One could spend endless hours replying to the questions above, If suppliers and service providers in areas that are likely critical to your success are simply a transaction provider or process handler then these approaches are perhaps understandable.  How the business world has evolved to integrate technology and data-driven views has provided an opportunity to evolve how we view the RFP process and our providers (we’ll talk more about that in an upcoming blog). It’s incumbent upon suppliers and service providers to hold up their end of the partnership as well to ensure that values are provided and economics are real.  Changing the underlying thought process and approach to why and when we do an RFP can help ensure that the process is effective, fair and timely as opposed to simply driven by some of the previously mentioned old standards.  

When sending out RFPs many companies fail to communicate clearly and simply ask/state what they are they are trying to accomplish.  If you haven’t screened a company to see if their culture fits with yours or don’t know much about them don’t include them in an RFP just for the sake of including them. A good rule of thumb to use when sending out an RFP is to ask yourself “do I know as much about them as I would want them to know about my company”? 

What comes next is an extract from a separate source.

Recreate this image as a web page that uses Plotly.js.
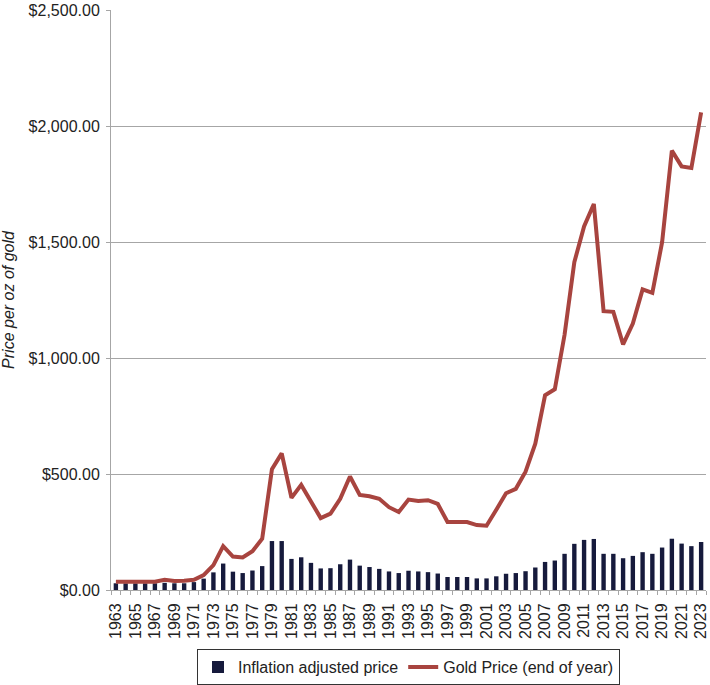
<!DOCTYPE html>
<html>
<head>
<meta charset="utf-8">
<script src="https://cdn.plot.ly/plotly-3.0.1.min.js"></script>
<style>
  html, body { margin: 0; padding: 0; background: #fff; }
  #chart { width: 710px; height: 685px; }
</style>
</head>
<body>
<div id="chart"></div>
<script>
var years = [1963, 1964, 1965, 1966, 1967, 1968, 1969, 1970, 1971, 1972,
  1973, 1974, 1975, 1976, 1977, 1978, 1979, 1980, 1981, 1982,
  1983, 1984, 1985, 1986, 1987, 1988, 1989, 1990, 1991, 1992,
  1993, 1994, 1995, 1996, 1997, 1998, 1999, 2000, 2001, 2002,
  2003, 2004, 2005, 2006, 2007, 2008, 2009, 2010, 2011, 2012,
  2013, 2014, 2015, 2016, 2017, 2018, 2019, 2020, 2021, 2022, 2023];

// inflation adjusted price (bars)
var adjusted = [29, 29, 29, 29, 29, 31, 29, 29, 34, 49,
  76, 114, 79, 73, 84, 103, 211, 211, 134, 141,
  117, 93, 94, 111, 131, 105, 99, 91, 80, 73,
  83, 80, 77, 71, 56, 56, 56, 50, 50, 59,
  70, 73, 81, 97, 121, 127, 156, 199, 216, 220,
  156, 156, 137, 147, 163, 156, 183, 221, 200, 189, 207];

// gold price, end of year (line)
var goldPrice = [36, 36, 36, 36, 36, 44, 39, 40, 44, 64,
  107, 189, 144, 140, 167, 221, 521, 589, 397, 453,
  381, 310, 329, 393, 489, 410, 404, 393, 357, 336,
  390, 384, 387, 371, 293, 291, 293, 280, 277, 346,
  417, 436, 510, 631, 839, 865, 1100, 1413, 1567, 1664,
  1202, 1199, 1059, 1148, 1296, 1281, 1499, 1894, 1826, 1819, 2059];

var data = [{
    x: years,
    y: adjusted,
    name: 'Inflation adjusted price',
    type: 'bar',
    marker: {color: '#161a3c'}
  }, {
    x: years,
    y: goldPrice,
    name: 'Gold Price (end of year)',
    type: 'scatter',
    mode: 'lines',
    line: {color: '#a8443f', width: 4}
  }];

var gray = '#a6a6a6';

var layout = {
  width: 710,
  height: 685,
  margin: {l: 111, r: 4, t: 10, b: 95, autoexpand: false},
  font: {family: '"Liberation Sans", Arial, sans-serif', size: 16, color: '#222'},
  paper_bgcolor: '#fff',
  plot_bgcolor: '#fff',
  bargap: 0.55,
  showlegend: true,
  xaxis: {
    range: [1962.5, 2023.5],
    tick0: 1963,
    dtick: 2,
    tickangle: -90,
    ticks: '',
    ticklabelstandoff: 6,
    showgrid: false,
    zeroline: false,
    showline: true,
    linecolor: gray,
    linewidth: 1,
    tickfont: {size: 16},
    minor: {tick0: 1962.5, dtick: 1, ticks: 'outside', ticklen: 4, tickcolor: gray, showgrid: false}
  },
  yaxis: {
    range: [0, 2500],
    dtick: 500,
    tickformat: '$,.2f',
    showgrid: true,
    gridcolor: gray,
    gridwidth: 1,
    zeroline: false,
    showline: true,
    linecolor: gray,
    ticks: 'outside',
    ticklen: 4,
    tickcolor: gray,
    ticklabelstandoff: 3,
    tickfont: {size: 16},
    title: {text: 'Price per oz of gold', standoff: 14, font: {size: 16, style: 'italic'}}
  },
  legend: {
    orientation: 'h',
    x: 0.5,
    xanchor: 'center',
    y: -0.102,
    yanchor: 'top',
    bordercolor: '#333',
    borderwidth: 1,
    font: {size: 16}
  }
};

Plotly.newPlot('chart', data, layout, {displayModeBar: false});
</script>
</body>
</html>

On the supplier/service provider side many companies have individuals and teams dedicated to ‘bid avoidance’.  These additional resources on top of Account Managers, Salespeople, Relationship Managers, and others are clearly an indicator of how expensive and time consuming the RFP process can be for all parties.  

All this being said the RFP can be an effective tool when used wisely.  If the approach is shifted to one of Partnership versus Proposal the process is likely to be much more efficient and ultimately more successful.  Here are some key takeaways that help make the RFP process less painful:

  • Clearly define internally what you are trying to accomplish/gain through the process and what truly are going to be the key determining factors for selection.  In other words – what business problem/challenge are you trying to solve and are you really willing to change? 
  • Consider in-person ‘interviews’ taking the place of multiple pages of arcane, obscure questions which the replies to are often not read or given substantial weight in the decision process.  Obviously ‘presentations’ etc. are part of the selection process – are multiple rounds and steps in the process really necessary? In other words – does your RFP ask specific questions about the business challenges you are trying to solve or does it delve into topics that are research items for you to know and understand?
  • Who do you currently partner with, who would you like to partner with and why for both?  If you don’t have a current relationship with a company establish one now, at least 6 months prior to any RFP.  Homework is required on both sides – yours and theirs!
  • Does your process reflect what you want in a partnership?  Are you trying to impress them with a 25 page RFP or are you trying to see if they are a good and capable fit for your company?  If other departments are involved in your RFP have they met with any of the candidates previously and what do they truly know about them compared to having heard about them.  RFPs shouldn’t be intended to be a once every 3-year update to departments you work with peripherally or directly.  
  • What unique business insights or mutual offerings can be brought to the table and how deep and wide do you want your partnership to be – understand all parties need to make this a profitable relationship.  Transparency and honesty don’t necessarily mean divulging specific numbers from ancillary areas of income such as incentives. It does mean awareness of these and the potential impact on the pricing you may receive in your RFP.

A well thought out process can enhance any RFP process.  Take time to make sure what is being asked is relevant and will make a difference in the selection process – if not, get rid of it.  A partnership that is built upon candid communication and honest dialogue is one that will be best and, despite how thorough any RFP is, can only be forged over time.